== Recorded data ==

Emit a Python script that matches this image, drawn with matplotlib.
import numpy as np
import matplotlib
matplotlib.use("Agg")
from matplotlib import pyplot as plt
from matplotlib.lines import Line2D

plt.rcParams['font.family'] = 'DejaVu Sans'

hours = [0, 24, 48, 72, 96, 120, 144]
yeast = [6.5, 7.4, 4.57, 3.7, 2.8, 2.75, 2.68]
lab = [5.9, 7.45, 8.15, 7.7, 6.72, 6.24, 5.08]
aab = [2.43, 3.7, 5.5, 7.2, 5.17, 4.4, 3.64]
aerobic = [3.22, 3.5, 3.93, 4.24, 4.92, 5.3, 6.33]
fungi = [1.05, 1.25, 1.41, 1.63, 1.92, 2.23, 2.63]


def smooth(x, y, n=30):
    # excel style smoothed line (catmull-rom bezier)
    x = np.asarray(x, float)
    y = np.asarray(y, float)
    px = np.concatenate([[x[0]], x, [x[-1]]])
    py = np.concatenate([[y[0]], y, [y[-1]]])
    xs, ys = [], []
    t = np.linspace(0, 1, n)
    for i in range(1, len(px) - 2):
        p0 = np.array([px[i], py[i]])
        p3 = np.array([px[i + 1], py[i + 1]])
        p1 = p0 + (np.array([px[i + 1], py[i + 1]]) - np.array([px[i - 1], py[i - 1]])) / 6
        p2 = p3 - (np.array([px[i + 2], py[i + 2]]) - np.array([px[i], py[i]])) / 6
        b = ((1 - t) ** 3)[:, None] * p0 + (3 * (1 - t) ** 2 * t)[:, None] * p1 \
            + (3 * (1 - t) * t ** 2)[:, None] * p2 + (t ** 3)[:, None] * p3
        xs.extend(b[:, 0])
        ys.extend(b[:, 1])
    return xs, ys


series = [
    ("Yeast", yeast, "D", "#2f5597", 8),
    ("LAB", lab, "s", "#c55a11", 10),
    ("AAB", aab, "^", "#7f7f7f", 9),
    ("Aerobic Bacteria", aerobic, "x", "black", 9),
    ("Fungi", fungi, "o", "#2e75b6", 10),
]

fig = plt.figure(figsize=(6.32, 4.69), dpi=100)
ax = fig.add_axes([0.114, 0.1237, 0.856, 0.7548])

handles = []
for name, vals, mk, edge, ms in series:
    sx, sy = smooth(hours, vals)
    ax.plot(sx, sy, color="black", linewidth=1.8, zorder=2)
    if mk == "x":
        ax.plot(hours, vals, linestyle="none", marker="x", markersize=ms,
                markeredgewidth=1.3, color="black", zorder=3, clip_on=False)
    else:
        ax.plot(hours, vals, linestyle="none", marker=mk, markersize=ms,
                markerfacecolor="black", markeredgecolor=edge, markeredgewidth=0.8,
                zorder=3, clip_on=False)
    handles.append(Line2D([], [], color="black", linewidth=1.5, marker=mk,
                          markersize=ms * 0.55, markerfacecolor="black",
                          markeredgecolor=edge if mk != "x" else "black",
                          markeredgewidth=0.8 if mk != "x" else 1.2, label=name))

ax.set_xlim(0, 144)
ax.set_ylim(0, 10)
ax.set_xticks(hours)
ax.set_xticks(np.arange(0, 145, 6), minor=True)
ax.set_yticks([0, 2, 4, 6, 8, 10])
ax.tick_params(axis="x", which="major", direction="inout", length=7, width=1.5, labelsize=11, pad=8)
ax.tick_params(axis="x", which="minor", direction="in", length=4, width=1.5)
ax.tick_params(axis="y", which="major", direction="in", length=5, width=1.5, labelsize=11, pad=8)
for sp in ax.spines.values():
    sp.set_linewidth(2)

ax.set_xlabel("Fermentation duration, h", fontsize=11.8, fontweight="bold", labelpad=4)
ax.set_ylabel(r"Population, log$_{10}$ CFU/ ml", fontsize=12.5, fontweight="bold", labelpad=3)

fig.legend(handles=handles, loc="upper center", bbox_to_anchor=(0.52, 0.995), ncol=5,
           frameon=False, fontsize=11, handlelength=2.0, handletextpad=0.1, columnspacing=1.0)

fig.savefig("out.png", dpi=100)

===

### Instructions for the task
Pick out each line above that includes "matplotlib" and show it.

### Solution to the problem
Emit a Python script that matches this image, drawn with matplotlib.
import matplotlib
matplotlib.use("Agg")
from matplotlib import pyplot as plt
from matplotlib.lines import Line2D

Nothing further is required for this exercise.